Essa Clarice é sem comentários!!!

=***

Anônimo disse...

meodeos! como eu adoro os textos dela.

é dela mesmo? autoria confirmada?
outro dia creditaram a ela um texto de outra pessoa. passei vergonha!

enfim, há males q vem pra bem, né dani?!?

quem trouxe a dani pra nós?
ahá!
beijão!

ah, te add no meu blog.

Dani Amorim disse...

*Aninha, sem comentários MESMO!

*Drika, esse texto é dela mesmo. Pelo meno foi isso que me disse a "tia Ana Catarina", nas aulas de Português da escola. No final do texto tem a referência certinha de onde foi tirado.
É engraçado como o povo acha q tem q ter um "nome de peso" p um texto circular e ter crédito... Tem coisas q até enganam, mas outras chegam a ser MEGA-RIDICULAS, nao localizadas no tempo e no espaço do escritor! ahahaha
Bem, até dia desses brindamos ao Queiroz... mas tá bom né? Não vamos super-estimar os poderes do "Homem Coxinha". hahahahah

Surfista disse...

Só você mesmo para percorrer as ruas de Sampa com a Clarice Lispector ecoando em seus pensamentos - e com a trilha de Jorge Drexler. Você enxerga um mundo diferente das pessoas "normais". Que bom!

Dani Amorim disse...

Surfista, ainda bem q vc colocou a ultima frase: "Ainda bem", pq assim eu tomo o "diferente das pessoas normais" como elogio!
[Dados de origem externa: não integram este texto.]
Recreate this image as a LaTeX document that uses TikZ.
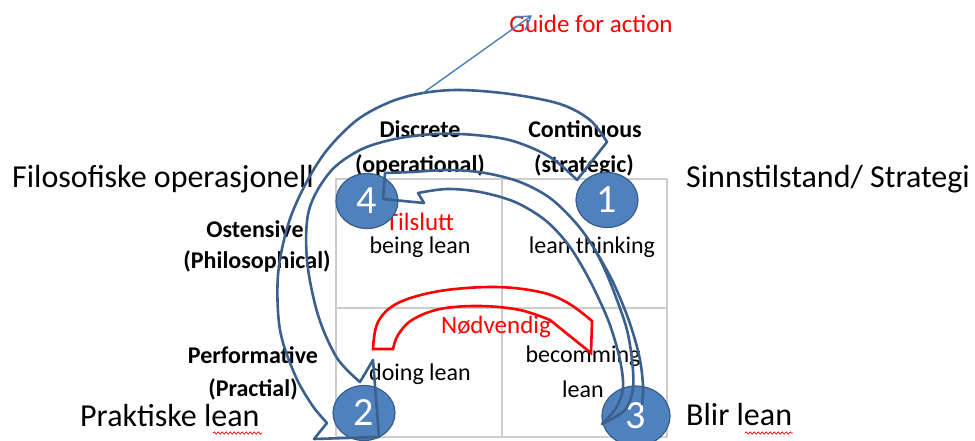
\documentclass[tikz,border=0pt]{standalone}
\usepackage{fontspec}
\setmainfont{Carlito}
\usetikzlibrary{calc,shapes.geometric,decorations.pathmorphing}
\definecolor{arrowblue}{RGB}{59,96,142}
\definecolor{discfill}{RGB}{79,129,189}
\definecolor{discedge}{RGB}{56,93,138}
\definecolor{gridgray}{RGB}{205,205,205}
\definecolor{guideblue}{RGB}{74,126,187}
\begin{document}
\begin{tikzpicture}[x=1pt,y=-1pt,
  blockarrow/.style={draw=arrowblue, line width=2.6pt, line join=round},
  redarrow/.style={draw=red, line width=2.6pt, line join=miter},
  disc/.style={ellipse, fill=discfill, draw=discedge, line width=1.2pt,
    minimum width=62pt, minimum height=55pt, inner sep=0pt, text=white,
    font=\fontsize{40}{40}\selectfont},
  head/.style={anchor=base, inner sep=0pt, font=\bfseries\fontsize{24}{26}\selectfont},
  cell/.style={anchor=base, inner sep=0pt, font=\fontsize{24}{26}\selectfont},
  side/.style={anchor=base west, inner sep=0pt, font=\fontsize{32}{36}\selectfont},
  redlabel/.style={anchor=base, inner sep=0pt, text=red, font=\fontsize{25}{27}\selectfont},
  wavy/.style={draw=red, line width=0.7pt, decorate,
    decoration={snake, amplitude=1.1pt, segment length=4pt}},
  guideline/.style={draw=guideblue, line width=1.4pt, line cap=round, line join=round},
]
\useasboundingbox (0,0) rectangle (975,441);

% 2x2 table
\draw[gridgray, line width=1.2pt] (336,179) rectangle (667,437);
\draw[gridgray, line width=1.2pt] (502,179) -- (502,437);
\draw[gridgray, line width=1.2pt] (336,308) -- (667,308);

% column headings
\node[head] (hdisc) at (420,138) {Discrete};
\node[head] (hoper) at (420,172) {(operational)};
\node[head] (hcont) at (585,138) {Continuous};
\node[head] (hstra) at (584,172) {(strategic)};

% row headings
\node[head] (host) at (255,237) {Ostensive};
\node[head] (hphil) at (257,268) {(Philosophical)};
\node[head] (hperf) at (253,363) {Performative};
\node[head] (hprac) at (253,396) {(Practial)};

% cell texts
\node[redlabel] (tilslutt) at (420,230) {Tilslutt};
\node[cell] (being) at (420,253) {being lean};
\node[cell] (thinking) at (592,253) {lean thinking};
\node[cell] (doing) at (420,380) {doing lean};
\node[cell] (becom) at (583,362) {becomming};
\node[cell] (becomlean) at (583,397) {lean};

% side captions
\node[side] (filo) at (12,187) {Filosofiske operasjonell};
\node[side] (sinn) at (686,187) {Sinnstilstand/ Strategi};
\node[side] (prak) at (80,426) {Praktiske lean};
\node[side] (blir) at (686,425) {Blir lean};
\draw[wavy] (213,433) -- (262,433);
\draw[wavy] (745,433) -- (793,433);

% numbered discs
\node[disc] (c4) at (367,201) {4};
\node[disc] (c1) at (607,200) {1};
\node[disc] (c2) at (364,413) {2};
\node[disc, minimum width=68pt, minimum height=60pt] (c3) at (636,416) {3};

% red curved arrow: doing lean -> becomming lean
\draw[redarrow] plot[smooth, tension=0.6] coordinates
  {(373,349) (378,322) (398,303) (440,291) (495,287) (540,292) (568,303) (592,321)}
  -- (591,353) -- (550,320)
  -- plot[smooth, tension=0.6] coordinates
  {(550,320) (520,310) (480,306) (440,309) (412,320) (398,335) (393,349)}
  -- cycle;
\node[redlabel] (nodv) at (496,333) {Nødvendig};

% big arrow 1 -> 2, over the top and down the left
\draw[blockarrow] plot[smooth, tension=0.55] coordinates
  {(607,142) (590,120) (560,104) (510,94) (460,90) (423,93) (390,102) (357,120)
   (327,150) (305,185) (288,225) (278,275) (280,330) (295,375) (312,405) (327,423)}
  -- (314,439) -- (379,437) -- (373,360) -- (360,382)
  -- plot[smooth, tension=0.55] coordinates
  {(360,382) (337,358) (318,315) (307,260) (309,210) (330,172) (360,150) (395,139)
   (435,134) (475,135) (513,141) (550,157) (577,180)}
  -- cycle;

% arrow 3 -> 4, up the right and over to the left
\draw[blockarrow] (413,172) -- (385,173) -- (383,199) -- (424,203) -- (418,193)
  -- plot[smooth, tension=0.55] coordinates
  {(418,193) (447,189) (480,192) (515,202) (545,220) (567,243) (583,268) (597,295)
   (610,325) (620,360) (623,388) (616,408) (602,424)}
  -- plot[smooth, tension=0.55] coordinates
  {(602,424) (625,410) (633,388) (632,360) (627,330) (617,300) (605,270) (592,245)
   (575,222) (550,198) (520,182) (485,173) (450,170) (413,172)}
  -- cycle;
\draw[blockarrow] plot[smooth, tension=0.55] coordinates
  {(594,248) (612,280) (628,318) (639,355) (643,385) (642,405)};

% guide for action: label, then a thin line with an open V head on top
\node[redlabel] (guide) at (591,33) {Guide for action};
\coordinate (gstart) at (423,93);
\coordinate (gtip) at (531,16);
\draw[guideline] (gstart) -- (gtip);
\draw[guideline] ($(gtip)!15pt!32:(gstart)$) -- (gtip) -- ($(gtip)!15pt!-32:(gstart)$);
\end{tikzpicture}
\end{document}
(ah, devo ver diferente mesmo... vc nao viu o dia q sai de short em plena av Paulista tomando uma long neck, depois de ter suado horrores fazendo esgrima e arco e flecha no pátio do masp. Era engraçada a cara de "Ooooodxio" do povo. La vc pode sair c uma melancia na cabeça q ninguem te nota. Mas EX-PE-RI-MEN-TE sair com "cara de férias" p vc ver! Parecem q vao te engolir de RAIVA!